Poll: Battle to protect Norwich’s historic buildings from pigeons widens
PUBLISHED: 12:00 22 October 2012 | UPDATED: 15:15 22 October 2012
The battle to protect Norwich’s historic buildings from feathered invaders has intensified – as officials attempt to defend two more city attractions from their droppings.
Proposals to install pigeon-guarding systems have been put forward for the Bridewell and Shirehall, following a successful application for a similar idea at Norwich Castle. Mess on the pavement outside the Shirehall, in Market Avenue, below where the pigeons roost, affects access to the building for visitors according to planning documents from the Norfolk museums service.
The papers add that the droppings are also causing white staining to the stonework, which cleaning is “unlikely to remove”, as well as health and safety issues. At the Bridewell, the documents state the volume of pigeon waste creates a risk of “slipping on wet foul”.
Measures to deter pigeons from sills and ledges in the museum’s central courtyard were installed during a recent £1.5m refurbishment. But the plans reveal these are ineffective in many areas.
There are concerns at both sites that the mess stops workers being able to reach and clean out gutters and pipes to stop them getting blocked. There is a risk water could seep into the walls and damage the buildings’ walls if these are not unblocked.
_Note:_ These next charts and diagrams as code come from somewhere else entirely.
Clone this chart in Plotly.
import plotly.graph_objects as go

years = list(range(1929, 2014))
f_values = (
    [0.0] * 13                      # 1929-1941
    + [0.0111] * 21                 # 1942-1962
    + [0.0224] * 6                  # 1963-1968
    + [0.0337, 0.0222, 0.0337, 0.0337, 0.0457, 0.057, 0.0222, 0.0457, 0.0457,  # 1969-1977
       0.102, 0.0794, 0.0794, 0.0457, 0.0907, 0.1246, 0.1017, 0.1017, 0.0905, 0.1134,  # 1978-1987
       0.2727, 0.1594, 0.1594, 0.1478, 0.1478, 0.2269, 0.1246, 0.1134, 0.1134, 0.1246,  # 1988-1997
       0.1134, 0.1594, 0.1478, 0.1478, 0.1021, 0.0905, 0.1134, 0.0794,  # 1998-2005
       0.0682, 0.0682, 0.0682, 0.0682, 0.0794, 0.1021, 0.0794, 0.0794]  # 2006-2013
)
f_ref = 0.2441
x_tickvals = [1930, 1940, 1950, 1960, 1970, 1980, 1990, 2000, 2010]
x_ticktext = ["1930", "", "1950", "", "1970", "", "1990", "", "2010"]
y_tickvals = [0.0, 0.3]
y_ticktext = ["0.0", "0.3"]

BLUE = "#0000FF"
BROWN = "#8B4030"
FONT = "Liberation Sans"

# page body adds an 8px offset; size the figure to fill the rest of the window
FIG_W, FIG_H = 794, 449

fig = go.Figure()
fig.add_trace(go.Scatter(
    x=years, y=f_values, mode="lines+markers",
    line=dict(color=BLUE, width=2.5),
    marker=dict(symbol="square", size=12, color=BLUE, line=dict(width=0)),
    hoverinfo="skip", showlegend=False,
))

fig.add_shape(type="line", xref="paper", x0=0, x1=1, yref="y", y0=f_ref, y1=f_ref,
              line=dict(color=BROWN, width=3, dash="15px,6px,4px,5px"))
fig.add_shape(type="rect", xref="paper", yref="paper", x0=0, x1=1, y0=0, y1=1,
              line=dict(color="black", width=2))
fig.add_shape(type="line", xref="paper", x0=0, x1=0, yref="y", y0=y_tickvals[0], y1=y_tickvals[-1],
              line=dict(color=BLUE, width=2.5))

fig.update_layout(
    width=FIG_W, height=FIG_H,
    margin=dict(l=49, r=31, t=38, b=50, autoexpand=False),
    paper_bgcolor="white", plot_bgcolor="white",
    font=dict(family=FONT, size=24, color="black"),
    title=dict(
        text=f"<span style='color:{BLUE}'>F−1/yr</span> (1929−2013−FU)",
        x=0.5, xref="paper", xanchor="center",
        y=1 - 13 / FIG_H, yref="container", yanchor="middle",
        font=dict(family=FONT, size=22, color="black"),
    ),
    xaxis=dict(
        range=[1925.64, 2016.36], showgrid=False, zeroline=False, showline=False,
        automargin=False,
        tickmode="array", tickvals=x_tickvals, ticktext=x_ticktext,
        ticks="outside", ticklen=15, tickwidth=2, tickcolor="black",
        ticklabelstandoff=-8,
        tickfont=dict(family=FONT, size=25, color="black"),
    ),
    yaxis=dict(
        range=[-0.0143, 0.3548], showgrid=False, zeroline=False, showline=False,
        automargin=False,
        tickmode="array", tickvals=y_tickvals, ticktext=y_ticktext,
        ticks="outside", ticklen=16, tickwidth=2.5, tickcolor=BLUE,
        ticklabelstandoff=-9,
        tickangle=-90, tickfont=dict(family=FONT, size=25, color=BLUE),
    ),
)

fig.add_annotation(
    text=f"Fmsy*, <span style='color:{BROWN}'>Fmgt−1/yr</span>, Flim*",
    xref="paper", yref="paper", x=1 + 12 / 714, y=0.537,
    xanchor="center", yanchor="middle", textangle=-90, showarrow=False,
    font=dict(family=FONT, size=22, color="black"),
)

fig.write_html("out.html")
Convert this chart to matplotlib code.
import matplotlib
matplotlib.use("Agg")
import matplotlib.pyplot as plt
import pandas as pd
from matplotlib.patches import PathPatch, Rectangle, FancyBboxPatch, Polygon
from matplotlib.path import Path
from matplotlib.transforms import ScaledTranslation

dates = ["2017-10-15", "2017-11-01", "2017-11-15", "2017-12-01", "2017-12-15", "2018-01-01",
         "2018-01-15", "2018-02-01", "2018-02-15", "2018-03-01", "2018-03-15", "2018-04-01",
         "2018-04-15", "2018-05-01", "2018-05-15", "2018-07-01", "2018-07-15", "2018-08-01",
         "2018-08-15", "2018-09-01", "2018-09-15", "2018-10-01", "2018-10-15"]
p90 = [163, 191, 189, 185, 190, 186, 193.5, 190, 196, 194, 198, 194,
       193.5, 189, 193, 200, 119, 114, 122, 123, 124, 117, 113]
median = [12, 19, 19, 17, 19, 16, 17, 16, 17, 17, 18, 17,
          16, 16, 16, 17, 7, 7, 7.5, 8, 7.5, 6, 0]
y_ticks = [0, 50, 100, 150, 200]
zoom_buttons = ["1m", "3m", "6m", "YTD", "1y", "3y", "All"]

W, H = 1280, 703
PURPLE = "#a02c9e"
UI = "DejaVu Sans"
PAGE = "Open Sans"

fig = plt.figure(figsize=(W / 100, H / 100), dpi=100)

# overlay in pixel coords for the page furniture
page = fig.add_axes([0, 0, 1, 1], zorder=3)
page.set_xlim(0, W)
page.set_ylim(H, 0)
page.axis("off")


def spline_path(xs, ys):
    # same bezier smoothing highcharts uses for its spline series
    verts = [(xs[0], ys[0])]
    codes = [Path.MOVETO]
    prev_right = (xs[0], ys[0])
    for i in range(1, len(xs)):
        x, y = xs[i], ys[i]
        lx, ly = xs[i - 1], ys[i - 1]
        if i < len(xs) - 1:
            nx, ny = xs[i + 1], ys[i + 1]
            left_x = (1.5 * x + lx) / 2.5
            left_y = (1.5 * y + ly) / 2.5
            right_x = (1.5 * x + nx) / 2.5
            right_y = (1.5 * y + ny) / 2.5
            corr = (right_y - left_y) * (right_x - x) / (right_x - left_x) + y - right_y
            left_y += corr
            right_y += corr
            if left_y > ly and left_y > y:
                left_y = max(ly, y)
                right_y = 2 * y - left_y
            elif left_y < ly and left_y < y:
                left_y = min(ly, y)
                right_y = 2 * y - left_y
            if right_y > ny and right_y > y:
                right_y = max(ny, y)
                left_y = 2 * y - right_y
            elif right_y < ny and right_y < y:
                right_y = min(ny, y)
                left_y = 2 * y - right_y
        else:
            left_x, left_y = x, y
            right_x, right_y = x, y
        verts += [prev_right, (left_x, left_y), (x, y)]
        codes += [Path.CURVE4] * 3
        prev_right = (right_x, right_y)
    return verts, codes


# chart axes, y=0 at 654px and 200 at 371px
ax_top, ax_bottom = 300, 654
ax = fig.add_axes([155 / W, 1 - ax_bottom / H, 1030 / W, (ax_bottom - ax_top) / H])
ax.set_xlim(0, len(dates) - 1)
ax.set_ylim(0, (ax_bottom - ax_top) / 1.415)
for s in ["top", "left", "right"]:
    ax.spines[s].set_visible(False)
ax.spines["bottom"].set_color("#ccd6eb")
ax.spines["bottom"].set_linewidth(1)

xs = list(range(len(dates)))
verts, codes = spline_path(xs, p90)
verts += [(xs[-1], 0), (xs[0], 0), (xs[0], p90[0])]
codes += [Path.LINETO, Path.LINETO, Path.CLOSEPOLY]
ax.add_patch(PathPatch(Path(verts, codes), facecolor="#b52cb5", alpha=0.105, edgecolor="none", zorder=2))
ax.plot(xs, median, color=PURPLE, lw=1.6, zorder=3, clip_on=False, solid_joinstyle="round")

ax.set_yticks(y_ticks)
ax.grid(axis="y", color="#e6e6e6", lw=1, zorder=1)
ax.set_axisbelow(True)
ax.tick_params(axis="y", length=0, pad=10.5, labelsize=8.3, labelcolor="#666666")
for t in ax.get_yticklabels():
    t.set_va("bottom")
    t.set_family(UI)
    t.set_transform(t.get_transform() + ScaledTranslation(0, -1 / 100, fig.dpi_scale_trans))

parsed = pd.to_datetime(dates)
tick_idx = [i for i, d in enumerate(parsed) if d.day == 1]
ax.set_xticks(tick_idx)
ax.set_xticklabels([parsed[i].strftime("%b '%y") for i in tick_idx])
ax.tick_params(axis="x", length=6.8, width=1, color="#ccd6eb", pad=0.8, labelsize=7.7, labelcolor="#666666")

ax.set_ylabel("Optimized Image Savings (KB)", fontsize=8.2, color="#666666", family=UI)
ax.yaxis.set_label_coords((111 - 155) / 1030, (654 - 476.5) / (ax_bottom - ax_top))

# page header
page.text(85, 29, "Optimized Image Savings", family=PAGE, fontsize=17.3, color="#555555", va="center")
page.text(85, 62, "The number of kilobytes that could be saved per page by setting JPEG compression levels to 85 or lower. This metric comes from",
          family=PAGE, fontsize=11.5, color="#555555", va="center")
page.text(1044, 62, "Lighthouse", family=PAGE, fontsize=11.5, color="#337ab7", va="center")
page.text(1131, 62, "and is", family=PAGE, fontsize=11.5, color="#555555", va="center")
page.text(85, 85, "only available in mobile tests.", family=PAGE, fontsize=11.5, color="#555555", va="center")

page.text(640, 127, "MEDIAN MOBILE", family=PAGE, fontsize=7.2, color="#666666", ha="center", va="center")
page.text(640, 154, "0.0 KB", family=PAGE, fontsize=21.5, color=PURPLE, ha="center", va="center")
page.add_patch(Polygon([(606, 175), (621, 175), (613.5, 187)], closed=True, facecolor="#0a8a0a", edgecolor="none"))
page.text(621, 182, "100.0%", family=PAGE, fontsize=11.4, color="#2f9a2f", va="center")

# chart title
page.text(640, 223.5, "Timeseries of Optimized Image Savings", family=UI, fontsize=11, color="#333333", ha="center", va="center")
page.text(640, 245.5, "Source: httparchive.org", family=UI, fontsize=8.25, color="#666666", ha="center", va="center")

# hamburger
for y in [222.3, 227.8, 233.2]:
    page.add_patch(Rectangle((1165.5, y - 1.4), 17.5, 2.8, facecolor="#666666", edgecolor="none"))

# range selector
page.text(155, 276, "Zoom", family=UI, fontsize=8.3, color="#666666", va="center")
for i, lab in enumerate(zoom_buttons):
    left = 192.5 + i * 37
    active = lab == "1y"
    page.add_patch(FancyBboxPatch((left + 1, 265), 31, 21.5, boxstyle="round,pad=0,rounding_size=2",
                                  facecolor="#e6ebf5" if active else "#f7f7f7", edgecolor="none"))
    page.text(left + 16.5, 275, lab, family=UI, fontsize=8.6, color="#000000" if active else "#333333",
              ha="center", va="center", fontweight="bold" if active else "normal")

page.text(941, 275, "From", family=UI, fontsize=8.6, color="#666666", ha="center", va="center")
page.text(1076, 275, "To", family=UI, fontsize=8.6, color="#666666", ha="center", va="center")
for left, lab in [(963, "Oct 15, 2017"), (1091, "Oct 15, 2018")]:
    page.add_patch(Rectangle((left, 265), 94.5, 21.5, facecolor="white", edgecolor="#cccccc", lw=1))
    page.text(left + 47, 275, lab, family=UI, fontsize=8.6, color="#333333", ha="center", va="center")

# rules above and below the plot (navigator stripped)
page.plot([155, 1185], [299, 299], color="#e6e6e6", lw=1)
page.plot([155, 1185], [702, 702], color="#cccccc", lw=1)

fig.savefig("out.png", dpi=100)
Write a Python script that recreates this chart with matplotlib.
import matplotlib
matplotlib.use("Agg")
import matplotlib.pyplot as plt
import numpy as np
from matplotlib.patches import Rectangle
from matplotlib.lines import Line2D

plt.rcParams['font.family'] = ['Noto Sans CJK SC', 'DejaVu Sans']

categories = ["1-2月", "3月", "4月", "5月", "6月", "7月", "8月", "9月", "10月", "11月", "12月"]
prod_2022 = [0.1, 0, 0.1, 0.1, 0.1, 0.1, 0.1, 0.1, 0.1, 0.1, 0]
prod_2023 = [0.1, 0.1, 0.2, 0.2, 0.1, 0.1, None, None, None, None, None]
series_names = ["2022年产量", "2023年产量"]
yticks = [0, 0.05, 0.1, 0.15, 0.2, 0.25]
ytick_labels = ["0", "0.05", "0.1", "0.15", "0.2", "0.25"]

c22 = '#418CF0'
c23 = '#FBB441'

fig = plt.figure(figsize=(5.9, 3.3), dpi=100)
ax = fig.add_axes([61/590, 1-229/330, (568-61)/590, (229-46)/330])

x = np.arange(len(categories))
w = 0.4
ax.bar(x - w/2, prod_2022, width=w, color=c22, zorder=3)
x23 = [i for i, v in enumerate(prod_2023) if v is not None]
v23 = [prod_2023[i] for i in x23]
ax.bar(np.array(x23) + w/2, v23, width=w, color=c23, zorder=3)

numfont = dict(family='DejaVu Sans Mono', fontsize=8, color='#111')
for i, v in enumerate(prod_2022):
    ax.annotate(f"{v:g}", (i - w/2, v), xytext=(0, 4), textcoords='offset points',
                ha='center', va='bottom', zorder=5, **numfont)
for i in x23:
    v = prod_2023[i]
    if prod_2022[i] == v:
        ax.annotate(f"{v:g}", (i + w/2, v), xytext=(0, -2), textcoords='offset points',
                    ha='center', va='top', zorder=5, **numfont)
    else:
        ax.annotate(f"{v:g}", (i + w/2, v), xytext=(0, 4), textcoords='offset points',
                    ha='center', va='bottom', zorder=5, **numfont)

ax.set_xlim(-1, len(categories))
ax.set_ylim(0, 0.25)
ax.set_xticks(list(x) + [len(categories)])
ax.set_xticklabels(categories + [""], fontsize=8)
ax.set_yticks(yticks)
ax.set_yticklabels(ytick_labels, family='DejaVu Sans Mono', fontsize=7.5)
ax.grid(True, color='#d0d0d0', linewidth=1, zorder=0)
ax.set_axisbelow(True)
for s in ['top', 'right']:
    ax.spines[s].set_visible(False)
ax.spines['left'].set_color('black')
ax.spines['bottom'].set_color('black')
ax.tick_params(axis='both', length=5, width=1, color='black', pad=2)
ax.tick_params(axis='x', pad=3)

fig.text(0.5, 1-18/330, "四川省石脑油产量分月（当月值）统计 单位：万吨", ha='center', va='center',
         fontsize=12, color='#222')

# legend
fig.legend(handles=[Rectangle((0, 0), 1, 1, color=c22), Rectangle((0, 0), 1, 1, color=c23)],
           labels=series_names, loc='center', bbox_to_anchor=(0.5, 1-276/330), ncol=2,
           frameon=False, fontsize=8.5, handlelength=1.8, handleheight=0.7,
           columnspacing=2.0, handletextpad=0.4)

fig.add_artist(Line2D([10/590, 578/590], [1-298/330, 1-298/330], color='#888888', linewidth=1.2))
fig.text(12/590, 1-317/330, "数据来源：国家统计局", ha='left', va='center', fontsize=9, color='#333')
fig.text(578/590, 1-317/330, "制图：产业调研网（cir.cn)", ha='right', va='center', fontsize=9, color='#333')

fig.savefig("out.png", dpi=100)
Posts with thin wire on them are proposed for both buildings. These aim to stop pigeons from being able to roost or perch.
Museum officials are also bidding for cash to fund a similar defence system at Norwich Castle after the city council approved the plan. It is hoped these measures will protect the 11th century structure from further damage. The post and wire system was trialled and also checked by English Heritage before permission was granted, to try and ensure it will not ruin the appearance of the castle.
Stuart Garner, operations manager for Norwich museums, said: “We’ve had the pilot and we all agreed on the best way forward with English Heritage. We’ve got the majority of listed-building consent. Now, it’s preparing the documents for the funding.”
Mr Garner said it was Norfolk County Council’s responsibility to look after the attractions, but the city council has agreed to contribute 30pc toward the costs of pigeon-proofing them. No cost figures have yet to be made public.
Dr Will Fletcher, English Heritage’s inspector of ancient monuments in Norfolk, said it is difficult trying to protect historic buildings from pigeons.
But he said it involved pinpointing the ideal roosting locations and then installing new equipment without damaging the fabric of the building while ensuring it is “sympathetic” to its appearance.
Dr Fletcher said of the Norwich Castle plans: “It can all be taken away without damaging the fabric and leaving the castle intact.
“We will come back six to eight months or a year later down the line to see how effective it’s been.
“We are aware of the fact pigeons can be a problem elsewhere. We’ve talked about the issues, falconry and other options around the town but it pushes it from one place to another.
“There will be an ongoing issue and it’s really something for the people of Norwich to get involved in and we welcome their views.”